Skin‐Inspired Hierarchical Structure Sensor for Ultrafast Active Human–Robot Interaction

Biomimetic sensors that mimic human skin perception have received enormous attention in human motion detection and human–robot interaction. However, the narrow working range limits the response linearity of mechanical stimuli. Especially the ultrafast active response is needed to detect and react to the potential collision. Inspired by the skin structure, a hierarchical structure with poly(ethylene oxide)‐based ionic conductive polymer electrolytes and polyurethane is designed. The observable synergistic sensing mechanism works throughout the compression process, providing the device with a continuous change in electrical response with excellent linearity (R2 = 0.998) over a broad range (100 Pa–500 kPa).
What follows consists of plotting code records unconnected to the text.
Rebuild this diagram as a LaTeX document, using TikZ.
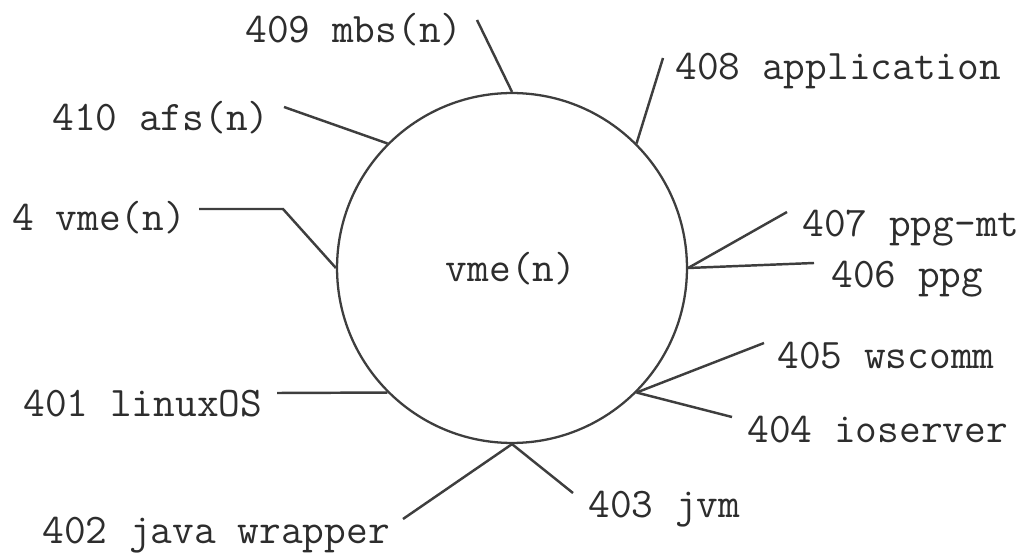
\documentclass[tikz,border=0pt]{standalone}
\usepackage{xcolor}
\usepackage{tikz}
\usetikzlibrary{positioning}
\definecolor{InkGray}{RGB}{62,62,62}
\definecolor{TextGray}{RGB}{45,45,45}

\begin{document}
\begin{tikzpicture}[
  x=0.02cm, y=-0.02cm,
  font=\ttfamily\fontsize{24}{28}\selectfont,
  core/.style={draw=InkGray, circle, line width=1.3pt, minimum size=7cm, inner sep=0pt, text=TextGray},
  tag/.style={anchor=base west, inner sep=0pt, text=TextGray},
  lead/.style={draw=InkGray, line width=1.4pt}
]
\useasboundingbox (0,0) rectangle (1026,553);

% central module
\node[core] (vme) at (512,268) {};
\node[anchor=base, inner sep=0pt, text=TextGray] (vmetxt) at (511,282) {vme(n)};

% labels
\node[tag] (mbs)  at (245,43)  {409 mbs(n)};
\node[tag] (afs)  at (52,131)  {410 afs(n)};
\node[tag] (vmen) at (12,231)  {4 vme(n)};
\node[tag] (app)  at (675,80)  {408 application};
\node[tag] (ppgmt) at (802,237) {407 ppg-mt};
\node[tag] (ppg)  at (831,288) {406 ppg};
\node[tag] (wsc)  at (777,368) {405 wscomm};
\node[tag] (ios)  at (747,442) {404 ioserver};
\node[tag] (jvm)  at (588,517) {403 jvm};
\node[tag] (jwr)  at (42,543)  {402 java wrapper};
\node[tag] (los)  at (23,416)  {401 linuxOS};

% free ends of the leads
\coordinate (mbsend) at (477,20);
\coordinate (afsend) at (284,107);
\coordinate (vmenend) at (199,209);
\coordinate (vmenbend) at (283,209);
\coordinate (append) at (663,58);
\coordinate (ppgmtend) at (787,212);
\coordinate (ppgend) at (814,263);
\coordinate (wscend) at (764,343);
\coordinate (iosend) at (732,417);
\coordinate (jvmend) at (573,493);
\coordinate (jwrend) at (403,519);
\coordinate (losend) at (277,393);

% leads
\draw[lead] (vme.90) -- (mbsend);
\draw[lead] (vme.135) -- (afsend);
\draw[lead] (vme.180) -- (vmenbend) -- (vmenend);
\draw[lead] (vme.45) -- (append);
\draw[lead] (vme.0) -- (ppgmtend);
\draw[lead] (vme.0) -- (ppgend);
\draw[lead] (vme.-45) -- (wscend);
\draw[lead] (vme.-45) -- (iosend);
\draw[lead] (vme.-90) -- (jvmend);
\draw[lead] (vme.-90) -- (jwrend);
\draw[lead] (vme.-135) -- (losend);
\end{tikzpicture}
\end{document}
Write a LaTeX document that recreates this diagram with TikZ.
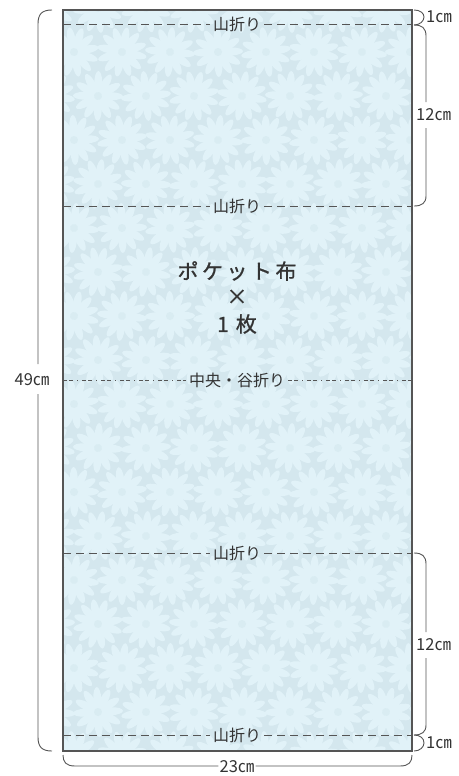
\documentclass[tikz,border=0pt]{standalone}
\usepackage{fontspec}
\setmainfont{Noto Sans CJK JP}
\newfontfamily\titlefont{Noto Sans CJK JP}[FakeBold=0.9]
\definecolor{basecol}{HTML}{D4E7EE}
\definecolor{petalcol}{HTML}{E1F2F8}
\definecolor{centercol}{HTML}{D9ECF2}
\definecolor{inkcol}{HTML}{333333}
\definecolor{dimcol}{HTML}{555555}
\tikzset{
  dim/.style={draw=dimcol, line width=0.9pt},
  dimlabel/.style={font=\fontsize{16.5}{17}\selectfont, text=inkcol, inner sep=1pt},
  foldlabel/.style={font=\fontsize{16}{17}\selectfont, text=inkcol, inner sep=3pt},
  mountain/.style={draw=dimcol, line width=0.9pt, dash pattern=on 8pt off 5pt},
  valley/.style={draw=dimcol, line width=0.9pt, dash pattern=on 4pt off 2pt on 4pt off 4pt on 1pt off 4pt},
  titletext/.style={font=\titlefont\fontsize{21}{21}\selectfont, text=inkcol, inner sep=0pt},
  petal/.style={fill=petalcol},
  daisy/.pic={
    \foreach \a in {0,30,...,330} \fill[petal, rotate=\a] (13,0) ellipse (12 and 4);
    \fill[centercol] (0,0) circle (4);
  }
}
\begin{document}
\begin{tikzpicture}[x=1pt,y=-1pt]
\useasboundingbox (0,0) rectangle (458,776);
% paper
\coordinate (TL) at (63,10);
\coordinate (BR) at (412,751);
\fill[basecol] (TL) rectangle (BR);
\begin{scope}
  \clip (TL) rectangle (BR);
  \foreach \i in {0,...,8} {
    \foreach \j in {0,...,17} {
      \pgfmathsetmacro\xx{50+\i*48+mod(\j,2)*24}
      \pgfmathsetmacro\yy{8+\j*44}
      \pgfmathsetmacro\rr{mod(\i*7+\j*11,30)}
      \pic[rotate=\rr] at (\xx,\yy) {daisy};
    }
  }
\end{scope}
\draw[draw=dimcol, line width=1.1pt] (TL) rectangle (BR);

% fold lines
\foreach \n/\y/\t/\s in {f1/24/山折り/mountain, f2/206/山折り/mountain, f4/553/山折り/mountain, f5/735/山折り/mountain, f3/380/中央・谷折り/valley} {
  \node[foldlabel] (\n) at (237,\y) {\t};
  \coordinate (\n L) at (63,\y);
  \coordinate (\n R) at (412,\y);
  \draw[\s] (\n L) -- (\n.west);
  \draw[\s] (\n.east) -- (\n R);
}

% title
\node[titletext] (t1) at (237,271) {ポ\hspace{3.5pt}ケ\hspace{3.5pt}ッ\hspace{3.5pt}ト\hspace{3.5pt}布};
\node[titletext] (t2) at (237,297) {×};
\node[titletext] (t3) at (237,324) {1\hspace{7pt}枚};

% left 49 cm brace
\node[dimlabel] (l49) at (32,380) {49㎝};
\coordinate (lTop) at (52,10);
\coordinate (lBot) at (52,751);
\draw[dim] (lTop) .. controls (42,10) and (38,14) .. (38,24) -- (38,364);
\draw[dim] (38,394) -- (38,737) .. controls (38,747) and (42,751) .. (lBot);

% right top braces
\coordinate (r0) at (414,10);
\coordinate (r1) at (414,25);
\coordinate (r2) at (414,206);
\node[dimlabel, anchor=west] (l1a) at (425,17) {1㎝};
\draw[dim] (r0) .. controls (420,10) and (424,13) .. (424,17) .. controls (424,21) and (420,25) .. (r1);
\node[dimlabel, anchor=west] (l12a) at (415,115) {12㎝};
\draw[dim] (r1) .. controls (422,25) and (426,28) .. (426,36) -- (426,102);
\draw[dim] (426,128) -- (426,196) .. controls (426,203) and (422,206) .. (r2);

% right bottom braces
\coordinate (r3) at (414,553);
\coordinate (r4) at (414,735);
\coordinate (r5) at (414,751);
\node[dimlabel, anchor=west] (l12b) at (415,645) {12㎝};
\draw[dim] (r3) .. controls (422,553) and (426,556) .. (426,564) -- (426,632);
\draw[dim] (426,658) -- (426,725) .. controls (426,732) and (422,735) .. (r4);
\node[dimlabel, anchor=west] (l1b) at (425,743) {1㎝};
\draw[dim] (r4) .. controls (420,735) and (424,738) .. (424,743) .. controls (424,747) and (420,751) .. (r5);

% bottom 23 cm brace
\node[dimlabel] (l23) at (237,767) {23㎝};
\coordinate (bL) at (63,755);
\coordinate (bR) at (412,755);
\draw[dim] (bL) .. controls (63,762) and (66,766) .. (75,766) -- (l23.west |- 0,766);
\draw[dim] (l23.east |- 0,766) -- (400,766) .. controls (409,766) and (412,762) .. (bR);
\end{tikzpicture}
\end{document}
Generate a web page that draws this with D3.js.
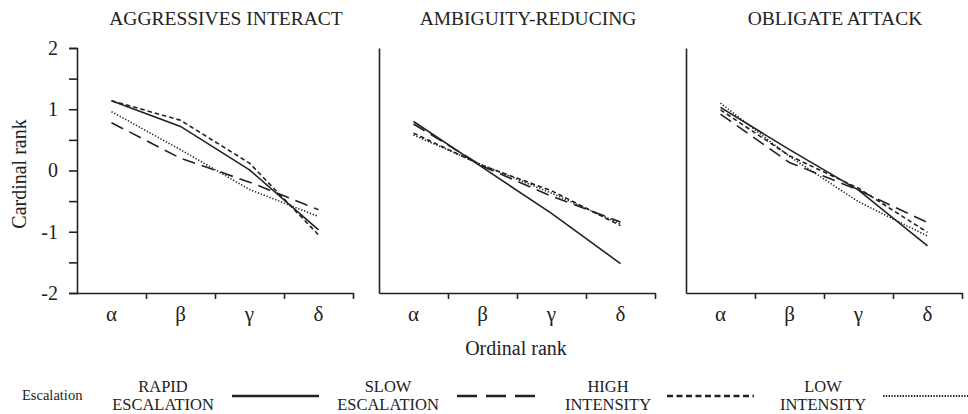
<!DOCTYPE html>
<html>
<head>
<meta charset="utf-8">
<script src="https://cdn.jsdelivr.net/npm/d3@7/dist/d3.min.js"></script>
<style>
  body { margin: 0; background: #fff; }
  svg { display: block; }
  svg text { font-family: "Liberation Serif", "DejaVu Serif", "Times New Roman", serif; fill: #222; }
  .axis path, .axis line { stroke: #222; stroke-width: 1.6; }
</style>
</head>
<body>
<svg id="chart" width="968" height="414"></svg>
<script>
// data
var ranks = ["α", "β", "γ", "δ"];
var panels = ["AGGRESSIVES INTERACT", "AMBIGUITY-REDUCING", "OBLIGATE ATTACK"];
var seriesNames = ["RAPID ESCALATION", "SLOW ESCALATION", "HIGH INTENSITY", "LOW INTENSITY"];

// one array per series, one row per panel
var rapid = [[1.14, 0.72, 0.01, -0.97], [0.80, 0.05, -0.70, -1.52], [1.03, 0.34, -0.32, -1.23]];
var slow  = [[0.78, 0.20, -0.19, -0.64], [0.76, 0.07, -0.42, -0.84], [0.92, 0.13, -0.32, -0.85]];
var high  = [[1.14, 0.82, 0.12, -1.05], [0.61, 0.08, -0.33, -0.90], [0.99, 0.24, -0.29, -1.01]];
var low   = [[0.96, 0.34, -0.31, -0.75], [0.58, 0.09, -0.37, -0.87], [1.10, 0.23, -0.51, -1.07]];
var yTicks = [-2, -1.5, -1, -0.5, 0, 0.5, 1, 1.5, 2];

var allSeries = [rapid, slow, high, low];
var dashes = [null, "13,7", "4.5,3", "1.3,1.8"];

var FONT = "'Liberation Serif', 'DejaVu Serif', serif";
var svg = d3.select("#chart");

// layout
var panelLeft = [77, 379, 686];
var panelW = 276;
var plotTop = 48, plotBottom = 293;

var y = d3.scaleLinear().domain([-2, 2]).range([plotBottom, plotTop]);
var x = d3.scaleLinear().domain([0, 4]).range([0, panelW]);

var line = d3.line()
	.x(function(d, i) { return x(i + 0.5); })
	.y(function(d) { return y(d); });

panels.forEach(function(title, p) {
	var g = svg.append("g")
		.attr("transform", "translate(" + panelLeft[p] + ",0)");

	// x axis
	g.append("g")
		.attr("class", "axis")
		.attr("transform", "translate(0," + plotBottom + ")")
		.call(d3.axisBottom(x).tickValues([1, 2, 3, 4]).tickSize(6).tickSizeOuter(0).tickFormat(""));

	// y axis, labels only on the first panel
	var yaxis = d3.axisLeft(y).tickSizeOuter(0);
	if (p === 0) {
		yaxis.tickValues(yTicks).tickSize(8)
			.tickFormat(function(d) { return d % 1 === 0 ? d : ""; });
	} else {
		yaxis.tickValues([]);
	}
	var ya = g.append("g").attr("class", "axis").call(yaxis);
	ya.attr("font-family", null);
	ya.selectAll("text")
		.style("font-family", FONT)
		.style("font-size", "20px")
		.attr("fill", "#222")
		.attr("x", -19);

	// greek rank labels
	g.selectAll(".rank")
		.data(ranks)
		.enter().append("text")
		.attr("class", "rank")
		.attr("x", function(d, i) { return x(i + 0.5); })
		.attr("y", 321)
		.attr("text-anchor", "middle")
		.style("font-family", FONT)
		.style("font-size", "21px")
		.text(function(d) { return d; });

	// title
	g.append("text")
		.attr("x", panelW / 2 + 11)
		.attr("y", 25)
		.attr("text-anchor", "middle")
		.style("font-family", FONT)
		.style("font-size", "19.5px")
		.text(title);

	// lines
	allSeries.forEach(function(s, k) {
		g.append("path")
			.attr("d", line(s[p]))
			.attr("fill", "none")
			.attr("stroke", "#222")
			.attr("stroke-width", 1.6)
			.attr("stroke-dasharray", dashes[k]);
	});
});

// axis titles
svg.append("text")
	.attr("transform", "translate(26,174) rotate(-90)")
	.attr("text-anchor", "middle")
	.style("font-family", FONT)
	.style("font-size", "20px")
	.text("Cardinal rank");

svg.append("text")
	.attr("x", 516)
	.attr("y", 355)
	.attr("text-anchor", "middle")
	.style("font-family", FONT)
	.style("font-size", "20px")
	.text("Ordinal rank");

// legend
var legendLabelX = [163, 388, 608, 823];
var legendLineX = [232, 457, 667, 883];
var legendLineW = 87;

svg.append("text")
	.attr("x", 22)
	.attr("y", 400)
	.style("font-family", FONT)
	.style("font-size", "14.5px")
	.text("Escalation");

seriesNames.forEach(function(name, k) {
	var words = name.split(" ");
	svg.append("text")
		.attr("x", legendLabelX[k])
		.attr("y", 392)
		.attr("text-anchor", "middle")
		.style("font-family", FONT)
		.style("font-size", "16.5px")
		.text(words[0]);
	svg.append("text")
		.attr("x", legendLabelX[k])
		.attr("y", 410)
		.attr("text-anchor", "middle")
		.style("font-family", FONT)
		.style("font-size", "16.5px")
		.text(words[1]);
	svg.append("line")
		.attr("x1", legendLineX[k])
		.attr("x2", legendLineX[k] + legendLineW)
		.attr("y1", 396)
		.attr("y2", 396)
		.attr("stroke", "#222")
		.attr("stroke-width", k === 3 ? 1.8 : 2.6)
		.attr("stroke-dasharray", k === 0 ? null : (k === 1 ? "20,9" : (k === 2 ? "6,3.5" : "1.4,1.4")));
});
</script>
</body>
</html>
The compressive deformation and corresponding mechanical behavior of hierarchical structures are dynamically and simultaneously observed by using in situ electron microscopy at the atomistic scale. Furthermore, a biomimetic skin is established in the human–robot interaction system, which can provide active and efficient collision avoidance. The electrolyte‐elastomer‐based biomimetic hierarchical structure sensor exhibits a wide linear operating range from 100 Pa to 500 kPa. In situ scanning electron microscopy experiments have dynamically characterized the stress concentration relationship of the hierarchical structure under 0–80% compressive deformation. The multi‐stage cooperative working mechanism of hierarchical structure sensors is revealed.